Soak cashews in water overnight or in hot (almost boiling) water for at least an hour. Once softened, rinse and drain soaked cashews.
In a medium sauce pot over medium heat, add the olive oil. Once hot, add the rosemary, thyme, sage and garlic. Bloom for 30 seconds to 1 minute, or until the herbs are aromatic and the garlic is golden. Remove from heat and set aside.
Combine all ingredients in a blender or food processor: drained cashews, herbs and garlic with the oil, lemon juice, nutritional yeast, sliced chives, miso, pepper. Blend mixture until it is a spreadable consistency. Scrape down sides of the food processor with a spatula as needed. You may need to add water, one tablespoon at a time, as needed to thin the cream cheese.
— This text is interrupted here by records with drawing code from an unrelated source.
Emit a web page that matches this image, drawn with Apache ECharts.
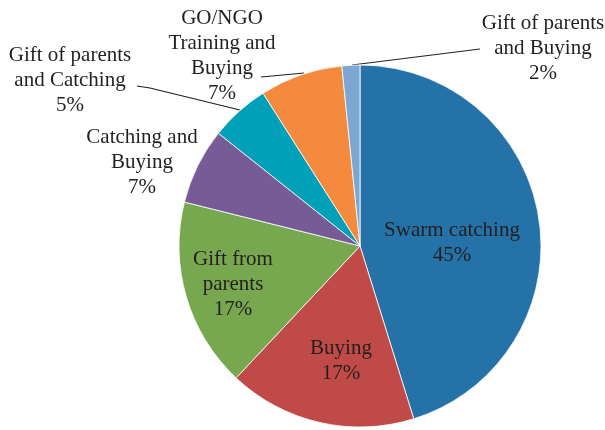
<!DOCTYPE html>
<html>
<head>
<meta charset="utf-8">
<script src="https://cdn.jsdelivr.net/npm/echarts@6/dist/echarts.min.js"></script>
<style>
  html, body { margin: 0; padding: 0; background: #ffffff; }
  #chart { width: 605px; height: 430px; }
</style>
</head>
<body>
<div id="chart"></div>
<script>
// categories (line breaks as printed on the chart)
var categories = [
  "Swarm catching",
  "Buying",
  "Gift from\nparents",
  "Catching and\nBuying",
  "Gift of parents\nand Catching",
  "GO/NGO\nTraining and\nBuying",
  "Gift of parents\nand Buying"
];
// share of respondents, %
var shares = [45.2, 16.8, 16.9, 6.8, 5.3, 7.4, 1.6];
var colors = ["#2572a9", "#c04a47", "#77a74f", "#775b96", "#00a0b8", "#f48a3e", "#7ea6d3"];

// label placement (center of text block) and leader lines
var labelPos = [
  [452, 243], [341, 361], [233, 284], [142, 162], [70, 80], [222, 56], [543, 48]
];
var leaderLines = {
  4: [[240, 110], [150, 88], [137, 86]],
  5: [[304, 73], [283, 75], [261, 77]],
  6: [[352, 65], [416, 57], [480, 49]]
};

var myChart = echarts.init(document.getElementById("chart"));

var pieData = categories.map(function(name, i) {
  return {
    name: name,
    value: shares[i],
    itemStyle: { color: colors[i] },
    label: { position: i < 3 ? "inside" : "outside" },
    labelLine: { show: !!leaderLines[i] }
  };
});

var option = {
  animation: false,
  backgroundColor: "#ffffff",
  series: [
    {
      type: "pie",
      center: [360, 246],
      radius: [0, 181],
      startAngle: 90,
      clockwise: true,
      silent: true,
      avoidLabelOverlap: false,
      itemStyle: { borderColor: "#ffffff", borderWidth: 0.8 },
      label: {
        show: true,
        color: "#231f20",
        fontFamily: "Liberation Serif",
        fontSize: 21,
        lineHeight: 25,
        align: "center",
        formatter: function(p) {
          return p.name + "\n" + Math.round(p.percent) + "%";
        }
      },
      labelLine: {
        lineStyle: { color: "#231f20", width: 1.2 }
      },
      labelLayout: function(params) {
        var i = params.dataIndex;
        var res = {
          x: labelPos[i][0],
          y: labelPos[i][1],
          align: "center",
          verticalAlign: "middle"
        };
        if (leaderLines[i]) res.labelLinePoints = leaderLines[i];
        return res;
      },
      data: pieData
    }
  ]
};
myChart.setOption(option);
</script>
</body>
</html>
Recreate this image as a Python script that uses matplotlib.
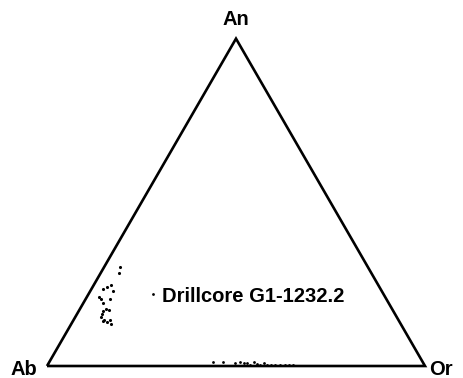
import numpy as np
import matplotlib.pyplot as plt

# feldspar compositions, mole fractions (An, Or); Ab = 1 - An - Or
plag_an = [0.302, 0.284, 0.247, 0.241, 0.229, 0.235, 0.211, 0.205, 0.205, 0.192,
           0.174, 0.171, 0.168, 0.159, 0.150, 0.141, 0.134, 0.141, 0.128, 0.137]
plag_or = [0.042, 0.048, 0.046, 0.038, 0.060, 0.030, 0.032, 0.040, 0.064, 0.052,
           0.069, 0.078, 0.064, 0.067, 0.068, 0.081, 0.092, 0.096, 0.105, 0.079]

kfs_an = [0.012, 0.012, 0.009, 0.012, 0.009, 0.009, 0.003, 0.012, 0.006, 0.003,
          0.009, 0.003, 0.003, 0.003, 0.003, 0.003, 0.003, 0.003]
kfs_or = [0.433, 0.460, 0.493, 0.505, 0.517, 0.525, 0.535, 0.542, 0.553, 0.562,
          0.570, 0.580, 0.591, 0.601, 0.615, 0.628, 0.638, 0.649]

corners = ['Ab', 'Or', 'An']
sample = 'Drillcore G1-1232.2'

h = np.sqrt(3) / 2


def to_xy(an, orth):
    an = np.asarray(an)
    orth = np.asarray(orth)
    return orth + an / 2, an * h


fig = plt.figure(figsize=(4.64, 3.78), dpi=100)
ax = fig.add_axes([0, 0, 1, 1])
# Ab at (47,366), Or at (425,366) on a 464x378 canvas
s = 378.0
ax.set_xlim(-47 / s, (464 - 47) / s)
ax.set_ylim(-(378 - 366) / s, 366 / s)
ax.axis('off')

ax.plot([0, 1, 0.5, 0], [0, 0, h, 0], color='black', lw=1.9,
        solid_joinstyle='miter', solid_capstyle='butt')

x, y = to_xy(plag_an, plag_or)
ax.scatter(x, y, s=5, color='black', lw=0)
x, y = to_xy(kfs_an, kfs_or)
ax.scatter(x, y, s=4, color='black', lw=0)

font = dict(family='Liberation Sans', fontweight='bold', fontsize=14.5, color='black')
ax.text(-0.027, -0.008, corners[0], ha='right', va='center', **font)
ax.text(1.01, -0.009, corners[1], ha='left', va='center', **font)
ax.text(0.5, h + 0.05, corners[2], ha='center', va='center', **font)

ax.scatter([(153 - 47) / s], [(366 - 294) / s], s=4, color='black', lw=0)
ax.text((162 - 47) / s, (366 - 296) / s, sample, ha='left', va='center', **font)

fig.savefig('out.png', dpi=100)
Taste for salt and lemon juice. Transfer to an airtight container and refrigerate for 4-5 days. After refrigerating for 4 hours you can mold the cream cheese into a shape and coat it with additional chives, red pepper flakes and black pepper (optional).
Soaking cashews: Soaking the cashews helps soften them and makes them easier to blend. Soak cashews in very hot water for an hour or in cool water overnight or up to 24 hours. The longer they soak the easier they will be to blend.
Herbs: One tablespoon fresh herb can be replaced with 1 teaspoon dry. Other delicious options: basil, oregano, parsley, etc.
Storage: For best quality, keep refrigerated in an airtight container for 4-5 days.
Freezing: Cashew cheese freezes well. Just transfer to a freezer safe container rand freeze for up to 3 months. Let thaw overnight in the fridge before using.